* To be done
Open with the line that has "Emit a Python"; close with the line that has "import plotly.graph_objects as go". Retype those lines exactly, images excluded.

* Records for the exercise
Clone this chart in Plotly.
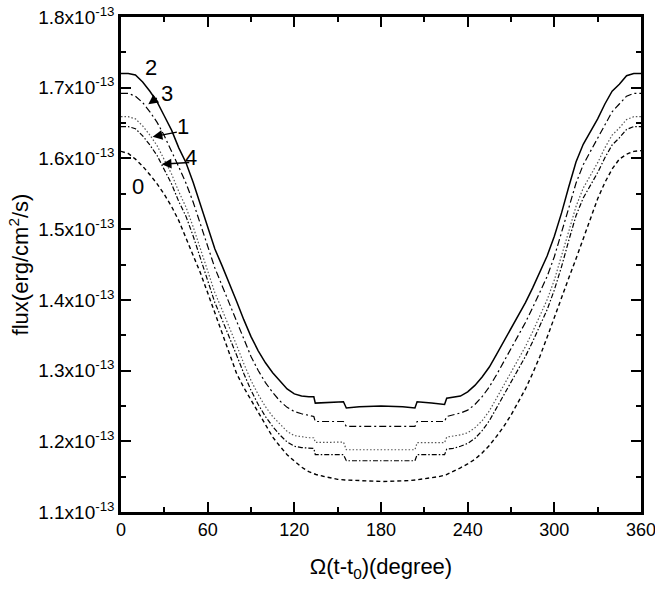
* * *
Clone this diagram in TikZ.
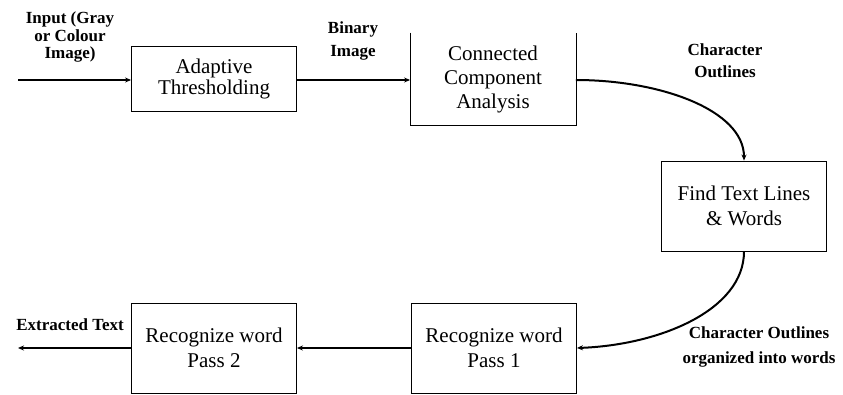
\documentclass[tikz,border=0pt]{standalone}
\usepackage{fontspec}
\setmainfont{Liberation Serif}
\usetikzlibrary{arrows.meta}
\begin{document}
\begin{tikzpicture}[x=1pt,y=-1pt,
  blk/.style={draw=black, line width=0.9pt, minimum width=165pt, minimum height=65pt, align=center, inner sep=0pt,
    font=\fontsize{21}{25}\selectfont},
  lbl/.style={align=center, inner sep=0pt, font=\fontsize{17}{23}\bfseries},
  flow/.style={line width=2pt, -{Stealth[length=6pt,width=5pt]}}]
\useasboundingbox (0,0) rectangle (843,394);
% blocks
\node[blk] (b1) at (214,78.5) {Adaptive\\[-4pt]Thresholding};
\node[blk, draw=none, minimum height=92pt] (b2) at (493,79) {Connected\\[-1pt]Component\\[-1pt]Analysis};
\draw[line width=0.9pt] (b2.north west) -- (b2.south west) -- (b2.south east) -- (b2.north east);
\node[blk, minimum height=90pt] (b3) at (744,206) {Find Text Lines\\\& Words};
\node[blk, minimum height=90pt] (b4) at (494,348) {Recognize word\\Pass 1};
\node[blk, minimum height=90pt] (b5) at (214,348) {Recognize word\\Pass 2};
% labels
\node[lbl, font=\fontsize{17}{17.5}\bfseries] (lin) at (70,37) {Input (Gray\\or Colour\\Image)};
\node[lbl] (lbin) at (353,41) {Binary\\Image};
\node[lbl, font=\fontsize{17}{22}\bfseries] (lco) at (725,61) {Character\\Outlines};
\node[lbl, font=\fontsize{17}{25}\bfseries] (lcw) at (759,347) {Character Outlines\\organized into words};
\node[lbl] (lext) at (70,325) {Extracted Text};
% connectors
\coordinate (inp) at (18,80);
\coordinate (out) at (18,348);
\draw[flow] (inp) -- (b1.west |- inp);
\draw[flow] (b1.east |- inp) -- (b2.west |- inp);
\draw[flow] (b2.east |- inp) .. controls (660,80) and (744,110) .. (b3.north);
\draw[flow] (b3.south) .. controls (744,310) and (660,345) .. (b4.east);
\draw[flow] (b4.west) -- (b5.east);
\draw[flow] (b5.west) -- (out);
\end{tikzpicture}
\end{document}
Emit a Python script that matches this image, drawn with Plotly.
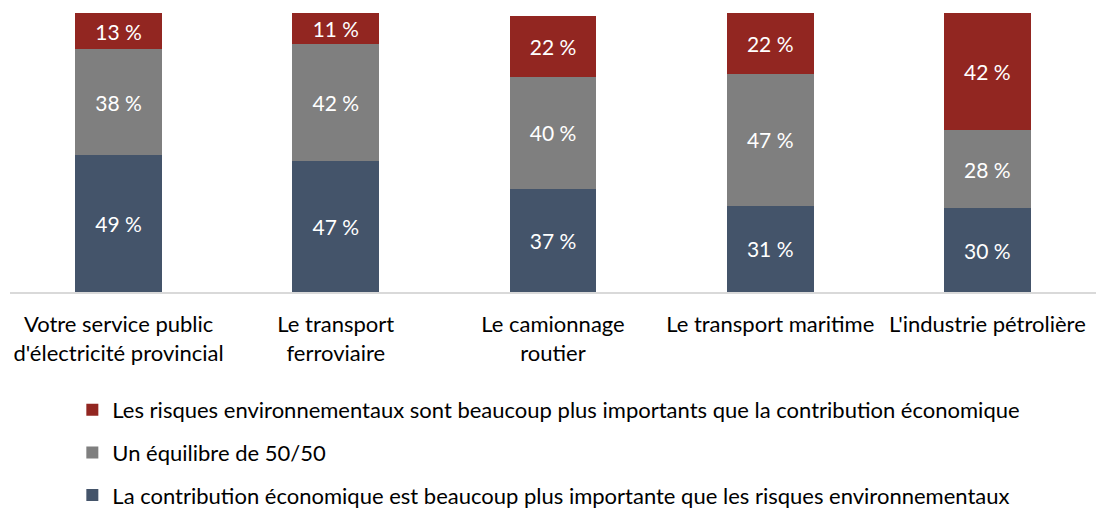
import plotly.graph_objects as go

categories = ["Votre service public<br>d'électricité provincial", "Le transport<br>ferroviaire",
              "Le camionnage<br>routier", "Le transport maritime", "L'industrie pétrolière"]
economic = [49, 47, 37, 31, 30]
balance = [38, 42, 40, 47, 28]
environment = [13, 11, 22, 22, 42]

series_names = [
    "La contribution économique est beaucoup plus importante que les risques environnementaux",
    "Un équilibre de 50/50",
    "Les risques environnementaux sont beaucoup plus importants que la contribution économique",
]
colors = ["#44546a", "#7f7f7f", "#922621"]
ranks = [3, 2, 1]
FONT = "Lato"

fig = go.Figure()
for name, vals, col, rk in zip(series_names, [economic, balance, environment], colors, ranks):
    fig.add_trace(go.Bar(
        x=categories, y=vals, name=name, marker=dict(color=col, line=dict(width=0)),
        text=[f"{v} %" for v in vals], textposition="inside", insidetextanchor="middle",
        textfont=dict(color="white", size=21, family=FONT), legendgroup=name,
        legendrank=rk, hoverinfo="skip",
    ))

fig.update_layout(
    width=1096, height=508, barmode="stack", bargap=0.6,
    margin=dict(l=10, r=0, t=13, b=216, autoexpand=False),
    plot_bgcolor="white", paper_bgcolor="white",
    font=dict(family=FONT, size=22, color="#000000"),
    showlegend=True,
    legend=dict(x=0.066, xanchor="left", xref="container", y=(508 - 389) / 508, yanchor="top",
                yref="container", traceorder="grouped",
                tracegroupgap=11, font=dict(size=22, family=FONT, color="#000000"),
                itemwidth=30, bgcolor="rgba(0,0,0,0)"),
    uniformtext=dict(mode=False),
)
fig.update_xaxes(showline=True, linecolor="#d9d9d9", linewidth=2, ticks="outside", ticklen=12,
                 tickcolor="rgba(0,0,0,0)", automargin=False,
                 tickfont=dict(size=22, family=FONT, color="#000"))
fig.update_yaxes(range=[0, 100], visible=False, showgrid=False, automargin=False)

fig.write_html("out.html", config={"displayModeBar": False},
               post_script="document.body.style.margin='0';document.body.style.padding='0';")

* Solution
Emit a Python script that matches this image, drawn with Plotly.
import plotly.graph_objects as go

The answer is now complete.